By: Renee Geesler, Akonadi Communications Manager
This year, part of our annual Racial Justice Poster Project included youth artists from two OUSD schools. In partnership with Civic Design Studio, Akonadi Foundation worked with students from Skyline and Oakland High to generate posters around the theme “Oakland is Home”, which aims to lift up the stories of youth who are demanding change and reclaiming culture, place, history, and power.
This is the first year that Akonadi Foundation has expanded its Racial Justice Poster Project, now in its 11th year, to include young people. The Racial Justice Poster Project is one approach the foundation uses to honor and inspire racial justice movement building in Oakland and around the world. The project commemorates March 21, the International Day for the Elimination of Racial Discrimination and honors the legacy of political posters as an integral part of social movements for more than a century.
The posters by student artists bring forth issues of home and belonging at a time when many youth and their families in Oakland are facing criminalization and systemic exclusion, homelessness and displacement.

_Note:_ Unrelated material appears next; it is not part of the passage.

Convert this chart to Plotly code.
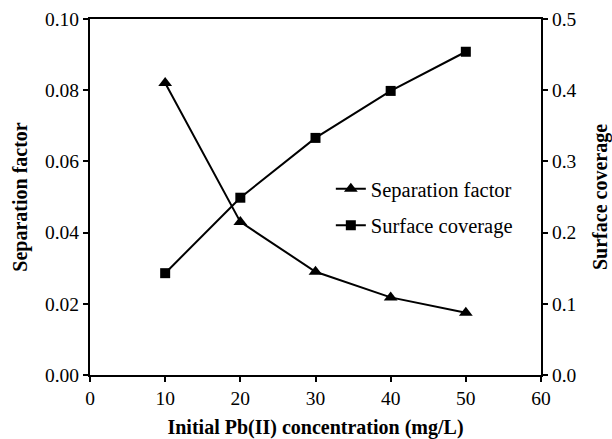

Akonadi Foundation honored 14 finalists, and 12 runner ups from the poster project at the Second Annual OUSD Arts, Media and Entertainment Student Showcase at the Museum of Children’s Art in Oakland, an event that featured hundreds of student artists from several OUSD schools.
Through their art, youth are showing us what the city and its people continue to strive for – loving and supportive communities, continued activism for the values and beliefs that they uphold, and a sense of pride for where they came from. One student artist was Jacob Li, who expressed through his piece “The Culture” that he envisioned an Oakland that should “feel like home to everyone who is from Oakland.” Another student artist Havana Rooke emphasized “ that “people are the heart of what makes Oakland, Oakland”.
Student artists also acknowledged the very real concerns they have for their neighborhoods. Many youth are grappling with their rapidly changing communities, and the reality of friends, neighbors and families who are being displaced or are ‘disappearing’ from one day to the next. Other messages included the fear of violence in their communities, and the hope that things can change.
As a family foundation, Akonadi Foundation believes that art and cultural expression can bolster social and political transformation by inspiring people to imagine the change they would like to see in the world. Oakland can, and should be, a haven where communities of color thrive, but we urgently need to uplift current efforts and seed new visions of hope for what is possible.
Civic Design Studios is committed to working with many OUSD schools to use art and culture in schools to change public discourse about Oakland youth and support youth voice and public creative expression. The original posters were displayed at the Museum of Children’s Art in Oakland until the end of last month, with a public exhibit launching in Old Oakland in late June.